Moise last week installed the CEP members after a divided Haitian Supreme Court opted not to swear them into office. Moise had named the five men and four women to the council by a decree published in Le Moniteur, the state-owned newspaper, as the country prepares for fresh elections.
Moïse has been accused of violating the constitution by picking representatives from sectors not prescribed in the 1987 amended constitution and for mandating them to prepare a referendum to give Haiti a new constitution.
Haiti’s legislative elections were due in October last year and as a result, Moise is ruling by decree. There is currently a debate as to when the elections are due, with the last being held in 2015.
In a joint statement, the women’s group accused Moise of “illegally” appointing a new CEP with one of the mandates being “to organise a referendum in order to endow the country of a new constitution”.

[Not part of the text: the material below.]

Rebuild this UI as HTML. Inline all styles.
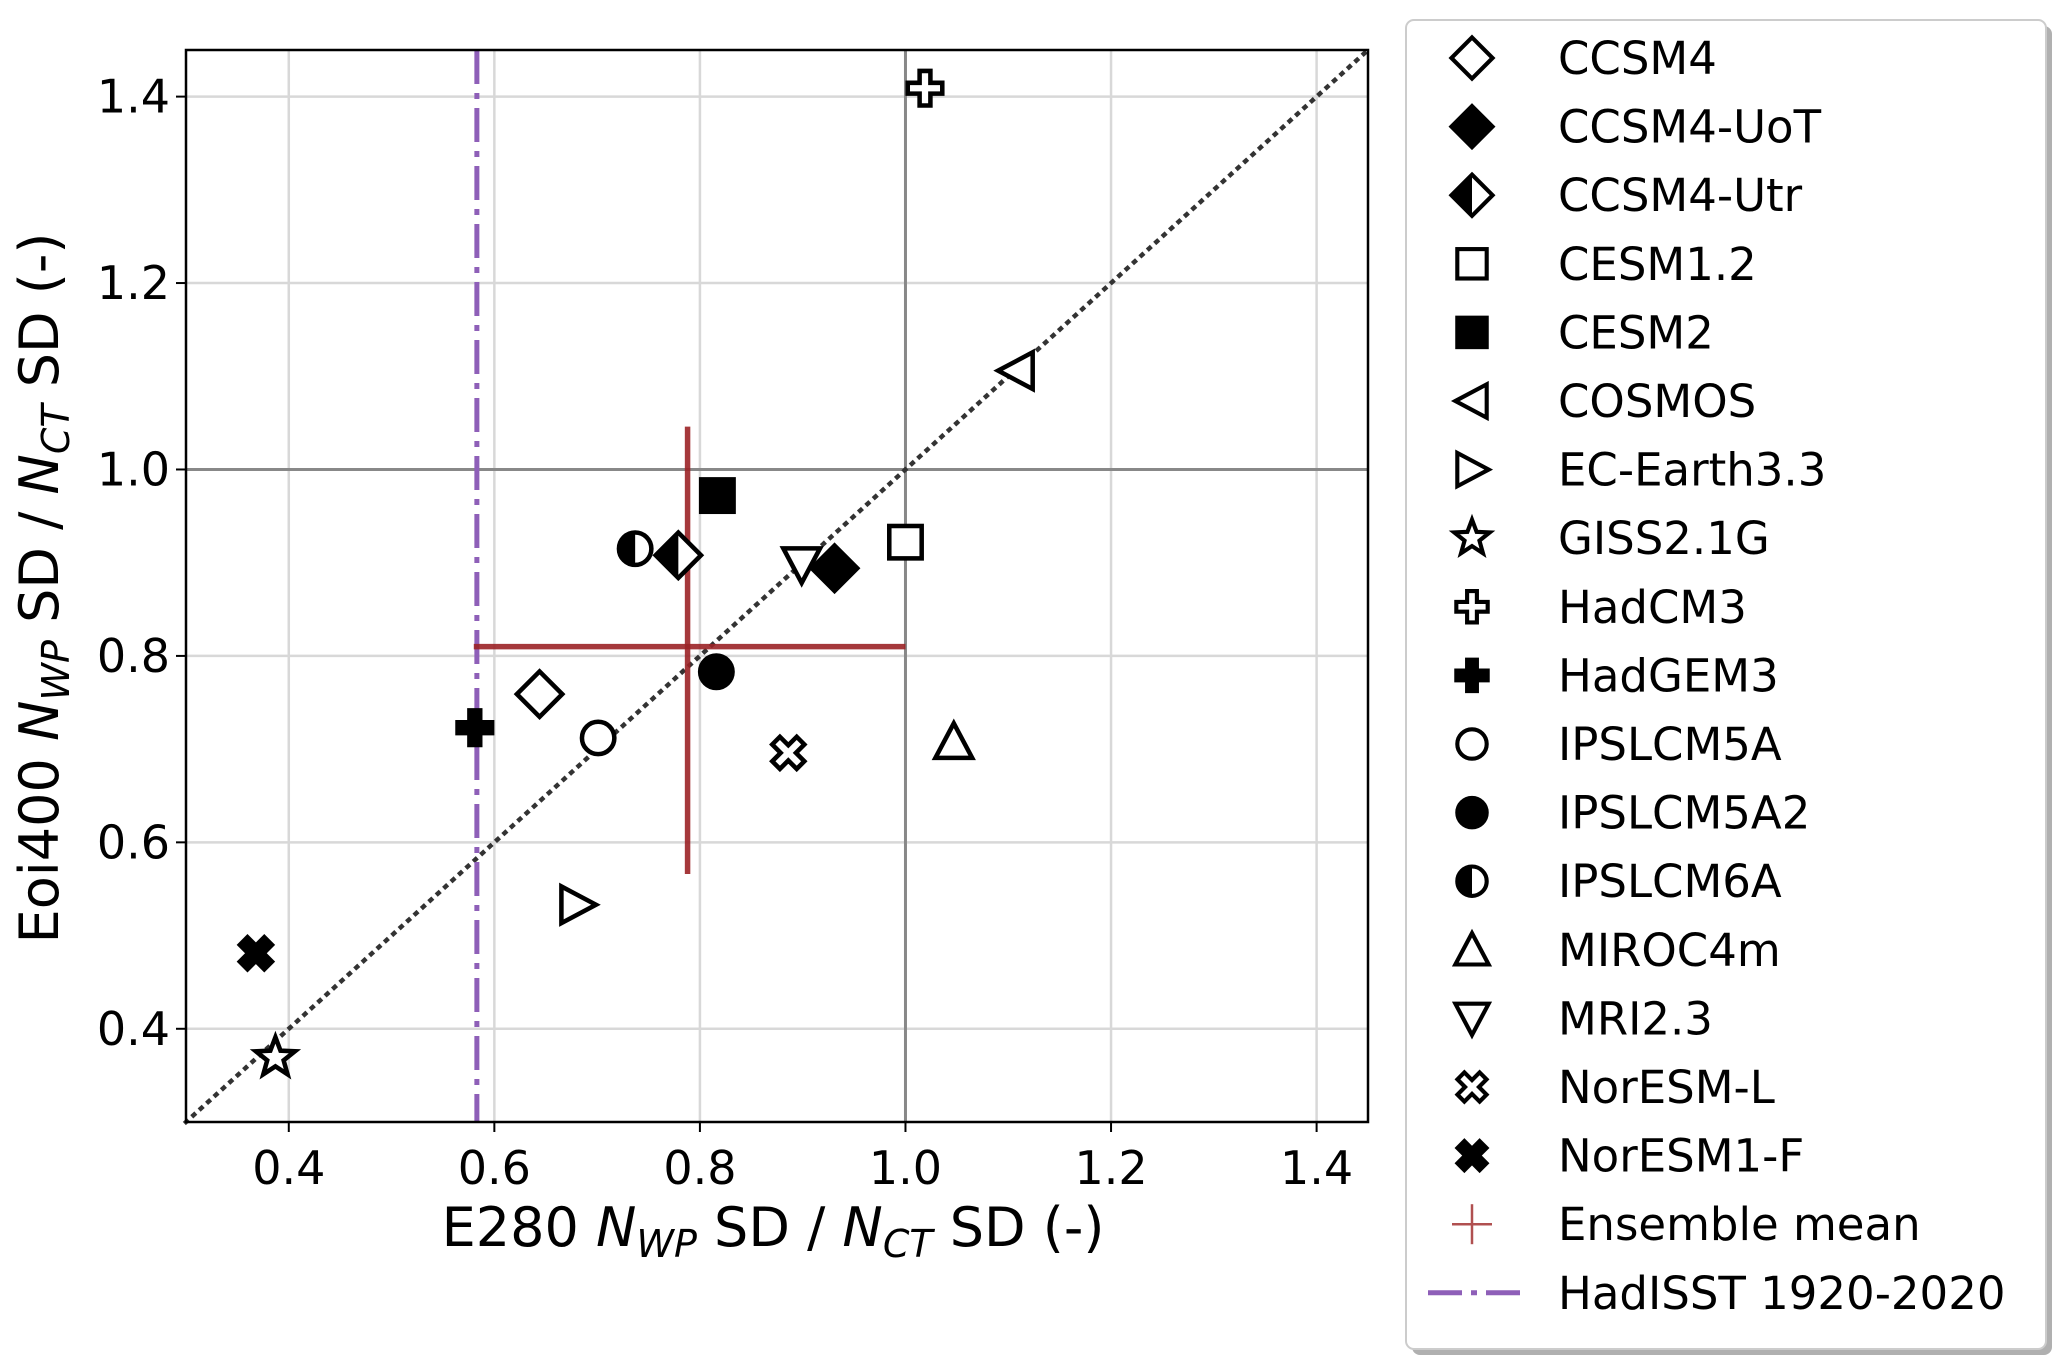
<!DOCTYPE html>
<html><head><meta charset="utf-8"><style>
html,body{margin:0;padding:0;background:#fff}
svg{display:block;font-family:"DejaVu Sans","Liberation Sans",sans-serif}
</style></head><body>
<svg id="chart" width="2067" height="1364" viewBox="0 0 2067 1364" xmlns="http://www.w3.org/2000/svg">
<g id="grid"></g>
<g id="refs"></g>
<g id="marks"></g>
<rect x="186" y="50" width="1182" height="1072" fill="none" stroke="#000" stroke-width="2.5"/>
<g id="ticks"></g>
<text x="773" y="1246" font-size="54" text-anchor="middle">E280 <tspan font-style="italic">N</tspan><tspan font-style="italic" font-size="38" dy="11">WP</tspan><tspan dy="-11"> SD / </tspan><tspan font-style="italic">N</tspan><tspan font-style="italic" font-size="38" dy="11">CT</tspan><tspan dy="-11"> SD (-)</tspan></text>
<text transform="translate(58,588) rotate(-90)" font-size="54" text-anchor="middle">Eoi400 <tspan font-style="italic">N</tspan><tspan font-style="italic" font-size="38" dy="11">WP</tspan><tspan dy="-11"> SD / </tspan><tspan font-style="italic">N</tspan><tspan font-style="italic" font-size="38" dy="11">CT</tspan><tspan dy="-11"> SD (-)</tspan></text>
<rect x="1412" y="26" width="640" height="1329" rx="8" fill="#b0b0b0"/>
<rect x="1406" y="20" width="640" height="1329" rx="8" fill="#fff" stroke="#ccc" stroke-width="2"/>
<g id="legend"></g>
</svg>
<script>
const models = ["CCSM4","CCSM4-UoT","CCSM4-Utr","CESM1.2","CESM2","COSMOS","EC-Earth3.3","GISS2.1G","HadCM3","HadGEM3","IPSLCM5A","IPSLCM5A2","IPSLCM6A","MIROC4m","MRI2.3","NorESM-L","NorESM1-F"];
const shapes = ["D","Df","Dh","s","sf","tl","tr","star","P","Pf","o","of","oh","tu","td","X","Xf"];
const xVals = [0.644,0.931,0.779,1.0,0.817,1.108,0.681,0.387,1.019,0.581,0.701,0.816,0.737,1.047,0.899,0.886,0.368];
const yVals = [0.759,0.894,0.908,0.922,0.972,1.106,0.533,0.369,1.409,0.723,0.712,0.783,0.915,0.708,0.898,0.696,0.481];
const meanX = 0.788, meanY = 0.810;
const meanXRange = [0.580, 1.0];
const meanYRange = [0.566, 1.046];
const hadisst = 0.583;
const xTicks = [0.4,0.6,0.8,1.0,1.2,1.4];
const yTicks = [0.4,0.6,0.8,1.0,1.2,1.4];
const xTickLabels = ["0.4","0.6","0.8","1.0","1.2","1.4"];
const yTickLabels = ["0.4","0.6","0.8","1.0","1.2","1.4"];

const X0=186,X1=1368,Y0=50,Y1=1122, xmin=0.3,xmax=1.45,ymin=0.3,ymax=1.45;
const sx=v=>X0+(v-xmin)/(xmax-xmin)*(X1-X0);
const sy=v=>Y1-(v-ymin)/(ymax-ymin)*(Y1-Y0);
const NS="http://www.w3.org/2000/svg";
function mk(tag,attrs,parent){const e=document.createElementNS(NS,tag);for(const k in attrs)e.setAttribute(k,attrs[k]);parent.appendChild(e);return e;}

const grid=document.getElementById('grid');
xTicks.forEach(t=>{const l=mk('line',{x1:sx(t),x2:sx(t),y1:Y0,y2:Y1,stroke:'#d8d8d8','stroke-width':2.5},grid);

});
yTicks.forEach(t=>{const l=mk('line',{y1:sy(t),y2:sy(t),x1:X0,x2:X1,stroke:'#d8d8d8','stroke-width':2.5},grid);

});

const refs=document.getElementById('refs');
let e;
e=mk('line',{x1:sx(1),x2:sx(1),y1:Y0,y2:Y1,stroke:'#888','stroke-width':3},refs);


e=mk('line',{x1:X0,x2:X1,y1:sy(1),y2:sy(1),stroke:'#888','stroke-width':3},refs);


e=mk('line',{x1:sx(0.3),y1:sy(0.3),x2:sx(1.45),y2:sy(1.45),stroke:'#333','stroke-width':4.5,'stroke-dasharray':'1 9','stroke-linecap':'square'},refs);


e=mk('line',{x1:sx(hadisst),x2:sx(hadisst),y1:Y0,y2:Y1,stroke:'#8e5fb8','stroke-width':5,'stroke-dasharray':'34 9 6 9'},refs);


e=mk('line',{x1:sx(meanXRange[0]),x2:sx(meanXRange[1]),y1:sy(meanY),y2:sy(meanY),stroke:'#9b2226','stroke-opacity':0.9,'stroke-width':5.5},refs);


e=mk('line',{x1:sx(meanX),x2:sx(meanX),y1:sy(meanYRange[0]),y2:sy(meanYRange[1]),stroke:'#9b2226','stroke-opacity':0.9,'stroke-width':5.5},refs);



function marker(shape,cx,cy,parent,s){
  s=s||1;
  const g=mk('g',{transform:`translate(${cx},${cy}) scale(${s})`},parent);
  const sw=4.2, st={stroke:'#000','stroke-width':sw,'stroke-linejoin':'miter'};
  const fill=f=>Object.assign({fill:f?'#000':'#fff'},st);
  const dia='M0,-21 L21,0 L0,21 L-21,0 Z';
  const plus='M-5,-16 H5 V-5 H16 V5 H5 V16 H-5 V5 H-16 V-5 H-5 Z';
  switch(shape){
    case 'D': mk('path',Object.assign({d:dia},fill(false)),g);break;
    case 'Df': mk('path',Object.assign({d:dia},fill(true)),g);break;
    case 'Dh': mk('path',Object.assign({d:dia},fill(false)),g);mk('path',{d:'M0,-21 L-21,0 L0,21 Z',fill:'#000'},g);break;
    case 's': mk('rect',Object.assign({x:-15,y:-15,width:30,height:30},fill(false)),g);break;
    case 'sf': mk('rect',Object.assign({x:-15,y:-15,width:30,height:30},fill(true)),g);break;
    case 'tl': mk('path',Object.assign({d:'M-17,0 L15,-17 L15,17 Z'},fill(false)),g);break;
    case 'tr': mk('path',Object.assign({d:'M17,0 L-15,-17 L-15,17 Z'},fill(false)),g);break;
    case 'tu': mk('path',Object.assign({d:'M0,-17 L17,15 L-17,15 Z'},fill(false)),g);break;
    case 'td': mk('path',Object.assign({d:'M0,17 L17,-15 L-17,-15 Z'},fill(false)),g);break;
    case 'o': mk('circle',Object.assign({r:15},fill(false)),g);break;
    case 'of': mk('circle',Object.assign({r:15},fill(true)),g);break;
    case 'oh': mk('circle',Object.assign({r:15},fill(false)),g);mk('path',{d:'M0,-15 A15,15 0 0 0 0,15 Z',fill:'#000'},g);break;
    case 'star':{let p='';for(let i=0;i<10;i++){const r=i%2?8:19,a=-Math.PI/2+i*Math.PI/5;p+=(i?'L':'M')+(r*Math.cos(a)).toFixed(1)+','+(r*Math.sin(a)).toFixed(1);}mk('path',Object.assign({d:p+'Z'},fill(false)),g);break;}
    case 'P': mk('path',Object.assign({d:plus},fill(false)),g);break;
    case 'Pf': mk('path',Object.assign({d:plus},fill(true)),g);break;
    case 'X': mk('path',Object.assign({d:plus,transform:'rotate(45)'},fill(false)),g);break;
    case 'Xf': mk('path',Object.assign({d:plus,transform:'rotate(45)'},fill(true)),g);break;
  }
  return g;
}
const marks=document.getElementById('marks');
models.forEach((m,i)=>{
  const g=marker(shapes[i],sx(xVals[i]),sy(yVals[i]),marks,1.08);
  
  
});

const ticks=document.getElementById('ticks');
xTicks.forEach((t,i)=>{
  mk('line',{x1:sx(t),x2:sx(t),y1:Y1,y2:Y1+10,stroke:'#000','stroke-width':2},ticks);
  const tx=mk('text',{x:sx(t),y:Y1+62,'font-size':46,'text-anchor':'middle'},ticks);
  tx.textContent=xTickLabels[i];
  
  
});
yTicks.forEach((t,i)=>{
  mk('line',{x1:X0-10,x2:X0,y1:sy(t),y2:sy(t),stroke:'#000','stroke-width':2},ticks);
  const tx=mk('text',{x:X0-16,y:sy(t)+16,'font-size':46,'text-anchor':'end'},ticks);
  tx.textContent=yTickLabels[i];
  
  
});

const leg=document.getElementById('legend');
const LY0=58, LDY=68.6, MX=1472, TX=1558;
models.forEach((m,i)=>{
  const y=LY0+i*LDY;
  const g=mk('g',{},leg);
  
  
  marker(shapes[i],MX,y,g,0.98);
  const t=mk('text',{x:TX,y:y+16,'font-size':45},g);
  t.textContent=m;
});
{
  const y=LY0+17*LDY;
  const g=mk('g',{},leg);
  
  
  mk('line',{x1:MX-20,x2:MX+20,y1:y,y2:y,stroke:'#b05050','stroke-width':2.5},g);
  mk('line',{x1:MX,x2:MX,y1:y-20,y2:y+20,stroke:'#b05050','stroke-width':2.5},g);
  const t=mk('text',{x:TX,y:y+16,'font-size':45},g);t.textContent='Ensemble mean';
}
{
  const y=LY0+18*LDY;
  const g=mk('g',{},leg);
  
  
  mk('line',{x1:1428,x2:1522,y1:y,y2:y,stroke:'#8e5fb8','stroke-width':5,'stroke-dasharray':'34 9 6 9'},g);
  const t=mk('text',{x:TX,y:y+16,'font-size':45},g);t.textContent='HadISST 1920-2020';
}
</script>
</body></html>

The group said the action is a “political act that confirms the authoritarian inclinations of Moïse”.
The group says that it can “in no case be involved in a process which violates and puts on hold the constitution, of a project likely to undermine democratic gains and threaten the existence of social movements and the feminist movement”.
Moreover, the women groups insist that the conditions for democratic elections are not in place, reiterating that they are “not involved in the CEP fabricated by the executive” and are calling on democratic institutions and organisations “to block any project that would sink the country back into dictatorship”.
The women groups said that they firmly believe in the need for a “Haitian and lasting solution to the sociopolitical crisis and structural inequalities which exclude the majority of populations, in particular women”.
Moise came to office in 2017 and there are experts saying that his term ends next year, but he has argued that he has a five-year term and as such it ends in 2022.